## THE PROBLEM
Output every line of the material exactly, omitting images.

Extracted records:
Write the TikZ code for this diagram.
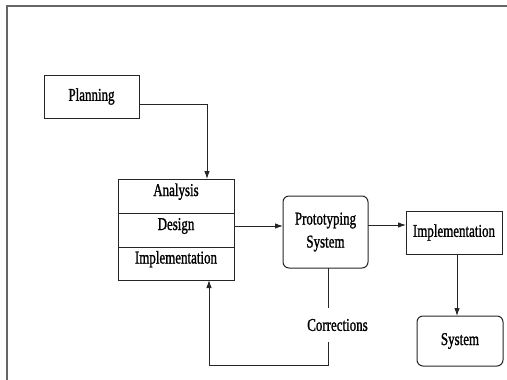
\documentclass[tikz,border=0pt]{standalone}
\usepackage{fontspec}
\setmainfont[FakeStretch=0.72, FakeBold=1.2]{Liberation Serif}
\usetikzlibrary{arrows.meta,positioning}

\begin{document}
\begin{tikzpicture}[
            x=1pt, y=-1pt,
            box/.style={draw=black!85, line width=1pt, minimum width=95pt, minimum height=43pt, align=center, inner sep=0pt, outer sep=0pt, font=\fontsize{18}{23}\selectfont},
            cell/.style={box, minimum width=116pt, minimum height=34pt, text height=11pt, text depth=11pt},
            roundbox/.style={box, rounded corners=6pt},
            arrow/.style={-{Latex[length=8pt,width=5.5pt]}, line width=0.9pt, draw=black!85},
            frame/.style={draw=black!60, line width=1.4pt}
        ]
        \useasboundingbox (0,0) rectangle (507,380);
        \draw[frame] (7,382) -- (7,6) -- (510,6);

        % Planning and the stacked phases
        \node[box] (plan) at (91.5,96.5) {Planning};
        \node[cell] (analysis) at (176,196) {Analysis};
        \node[cell, below=0pt of analysis] (design) {Design};
        \node[cell, below=0pt of design, minimum height=33pt] (impl) {Implementation};

        % Prototype and the final steps
        \node[roundbox, minimum width=85pt, minimum height=72pt] (proto) at (325.5,232) {Prototyping\\System};
        \node[box, minimum width=96pt] (implbox) at (454,232.5) {Implementation};
        \node[roundbox, minimum width=86pt, minimum height=50pt] (system) at (460,341) {System};

        % Main arrows
        \draw[arrow] ([yshift=-7.5]plan.east) -| ([xshift=31]analysis.north);
        \draw[arrow] ([yshift=4]design.east) -- ([yshift=4]design.east -| proto.west);
        \draw[arrow] ([yshift=7]proto.east) -- ([yshift=7]proto.east -| implbox.west);
        \draw[arrow] ([xshift=3]implbox.south) -- ([xshift=3]implbox.south |- system.north);

        % Corrections loop
        \draw[arrow] ([xshift=2.5]proto.south) -- ++(0,97) -| ([xshift=33]impl.south);
        \node[fill=white, minimum height=34pt, inner sep=1pt, font=\fontsize{18}{20}\selectfont] (corr) at (337.5,325) {Corrections};
    \end{tikzpicture}
\end{document}
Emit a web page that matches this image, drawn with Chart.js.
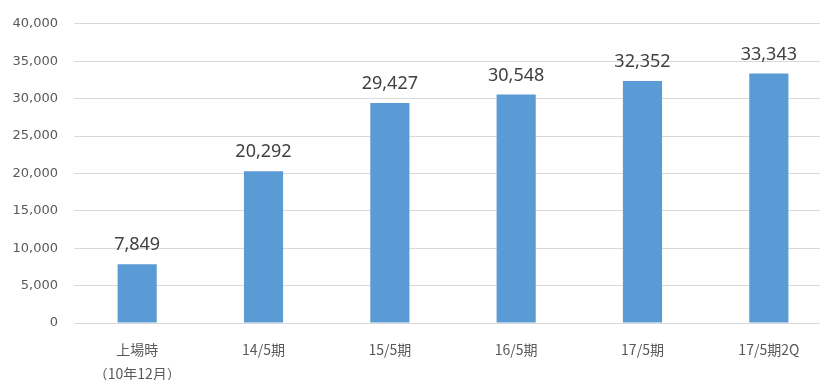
<!DOCTYPE html>
<html>
<head>
<meta charset="utf-8">
<script src="https://cdn.jsdelivr.net/npm/chart.js@4"></script>
<style>
  html, body { margin: 0; padding: 0; background: #fff; overflow: hidden; }
  #wrap { width: 832px; height: 380px; }
</style>
</head>
<body>
<div id="wrap"><canvas id="myBarChart"></canvas></div>
<script>
// categories (x axis)
const labels = [['上場時', '（10年12月）'], '14/5期', '15/5期', '16/5期', '17/5期', '17/5期2Q'];
// series values
const values = [7849, 20292, 29427, 30548, 32352, 33343];
// y axis ticks
const yMin = 0;
const yMax = 40000;
const yStep = 5000;

const fmt = v => v.toLocaleString('en-US');

// draw value labels above each bar
const valueLabels = {
    id: 'valueLabels',
    afterDatasetsDraw(chart) {
        const ctx = chart.ctx;
        const meta = chart.getDatasetMeta(0);
        ctx.save();
        ctx.font = '18px "Noto Sans", "DejaVu Sans", sans-serif';
        ctx.fillStyle = '#404040';
        ctx.textAlign = 'center';
        ctx.textBaseline = 'middle';
        meta.data.forEach((bar, i) => {
            const p = bar.getProps(['x', 'y'], true);
            ctx.fillText(fmt(values[i]), p.x, p.y - 19);
        });
        ctx.restore();
    }
};

const ctx = document.getElementById('myBarChart').getContext('2d');
const myChart = new Chart(ctx, {
    type: 'bar',
    data: {
        labels: labels,
        datasets: [{
            data: values,
            backgroundColor: '#5B9BD5',
            borderWidth: 0,
            barPercentage: 0.31,
            categoryPercentage: 1.0
        }]
    },
    options: {
        responsive: true,
        maintainAspectRatio: false,
        animation: false,
        layout: { padding: { top: 22, right: 0, left: 0, bottom: 0 } },
        plugins: {
            legend: { display: false },
            tooltip: { enabled: false }
        },
        scales: {
            x: {
                grid: { display: false, drawTicks: false },
                border: { display: false },
                ticks: {
                    color: '#595959',
                    font: { family: '"Noto Sans CJK JP", sans-serif', size: 14, lineHeight: 1.75 },
                    padding: 14,
                    maxRotation: 0,
                    autoSkip: false
                },
                afterFit: s => { s.height = 57; }
            },
            y: {
                min: yMin,
                max: yMax,
                grid: { color: '#d9d9d9', drawTicks: false },
                border: { display: false },
                ticks: {
                    stepSize: yStep,
                    color: '#595959',
                    padding: 16,
                    font: { family: '"DejaVu Sans", sans-serif', size: 13 },
                    callback: v => fmt(v)
                },
                afterFit: s => { s.width = 74; }
            }
        }
    },
    plugins: [valueLabels]
});
</script>
</body>
</html>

## RESULT OF THIS EXERCISE
Write the TikZ code for this diagram.
\documentclass[tikz,border=0pt]{standalone}
\usepackage{fontspec}
\setmainfont[FakeStretch=0.72, FakeBold=1.2]{Liberation Serif}
\usetikzlibrary{arrows.meta,positioning}

\begin{document}
\begin{tikzpicture}[
            x=1pt, y=-1pt,
            box/.style={draw=black!85, line width=1pt, minimum width=95pt, minimum height=43pt, align=center, inner sep=0pt, outer sep=0pt, font=\fontsize{18}{23}\selectfont},
            cell/.style={box, minimum width=116pt, minimum height=34pt, text height=11pt, text depth=11pt},
            roundbox/.style={box, rounded corners=6pt},
            arrow/.style={-{Latex[length=8pt,width=5.5pt]}, line width=0.9pt, draw=black!85},
            frame/.style={draw=black!60, line width=1.4pt}
        ]
        \useasboundingbox (0,0) rectangle (507,380);
        \draw[frame] (7,382) -- (7,6) -- (510,6);

        % Planning and the stacked phases
        \node[box] (plan) at (91.5,96.5) {Planning};
        \node[cell] (analysis) at (176,196) {Analysis};
        \node[cell, below=0pt of analysis] (design) {Design};
        \node[cell, below=0pt of design, minimum height=33pt] (impl) {Implementation};

        % Prototype and the final steps
        \node[roundbox, minimum width=85pt, minimum height=72pt] (proto) at (325.5,232) {Prototyping\\System};
        \node[box, minimum width=96pt] (implbox) at (454,232.5) {Implementation};
        \node[roundbox, minimum width=86pt, minimum height=50pt] (system) at (460,341) {System};

        % Main arrows
        \draw[arrow] ([yshift=-7.5]plan.east) -| ([xshift=31]analysis.north);
        \draw[arrow] ([yshift=4]design.east) -- ([yshift=4]design.east -| proto.west);
        \draw[arrow] ([yshift=7]proto.east) -- ([yshift=7]proto.east -| implbox.west);
        \draw[arrow] ([xshift=3]implbox.south) -- ([xshift=3]implbox.south |- system.north);

        % Corrections loop
        \draw[arrow] ([xshift=2.5]proto.south) -- ++(0,97) -| ([xshift=33]impl.south);
        \node[fill=white, minimum height=34pt, inner sep=1pt, font=\fontsize{18}{20}\selectfont] (corr) at (337.5,325) {Corrections};
    \end{tikzpicture}
\end{document}
Emit a web page that matches this image, drawn with Chart.js.
<!DOCTYPE html>
<html>
<head>
<meta charset="utf-8">
<script src="https://cdn.jsdelivr.net/npm/chart.js@4"></script>
<style>
  html, body { margin: 0; padding: 0; background: #fff; overflow: hidden; }
  #wrap { width: 832px; height: 380px; }
</style>
</head>
<body>
<div id="wrap"><canvas id="myBarChart"></canvas></div>
<script>
// categories (x axis)
const labels = [['上場時', '（10年12月）'], '14/5期', '15/5期', '16/5期', '17/5期', '17/5期2Q'];
// series values
const values = [7849, 20292, 29427, 30548, 32352, 33343];
// y axis ticks
const yMin = 0;
const yMax = 40000;
const yStep = 5000;

const fmt = v => v.toLocaleString('en-US');

// draw value labels above each bar
const valueLabels = {
    id: 'valueLabels',
    afterDatasetsDraw(chart) {
        const ctx = chart.ctx;
        const meta = chart.getDatasetMeta(0);
        ctx.save();
        ctx.font = '18px "Noto Sans", "DejaVu Sans", sans-serif';
        ctx.fillStyle = '#404040';
        ctx.textAlign = 'center';
        ctx.textBaseline = 'middle';
        meta.data.forEach((bar, i) => {
            const p = bar.getProps(['x', 'y'], true);
            ctx.fillText(fmt(values[i]), p.x, p.y - 19);
        });
        ctx.restore();
    }
};

const ctx = document.getElementById('myBarChart').getContext('2d');
const myChart = new Chart(ctx, {
    type: 'bar',
    data: {
        labels: labels,
        datasets: [{
            data: values,
            backgroundColor: '#5B9BD5',
            borderWidth: 0,
            barPercentage: 0.31,
            categoryPercentage: 1.0
        }]
    },
    options: {
        responsive: true,
        maintainAspectRatio: false,
        animation: false,
        layout: { padding: { top: 22, right: 0, left: 0, bottom: 0 } },
        plugins: {
            legend: { display: false },
            tooltip: { enabled: false }
        },
        scales: {
            x: {
                grid: { display: false, drawTicks: false },
                border: { display: false },
                ticks: {
                    color: '#595959',
                    font: { family: '"Noto Sans CJK JP", sans-serif', size: 14, lineHeight: 1.75 },
                    padding: 14,
                    maxRotation: 0,
                    autoSkip: false
                },
                afterFit: s => { s.height = 57; }
            },
            y: {
                min: yMin,
                max: yMax,
                grid: { color: '#d9d9d9', drawTicks: false },
                border: { display: false },
                ticks: {
                    stepSize: yStep,
                    color: '#595959',
                    padding: 16,
                    font: { family: '"DejaVu Sans", sans-serif', size: 13 },
                    callback: v => fmt(v)
                },
                afterFit: s => { s.width = 74; }
            }
        }
    },
    plugins: [valueLabels]
});
</script>
</body>
</html>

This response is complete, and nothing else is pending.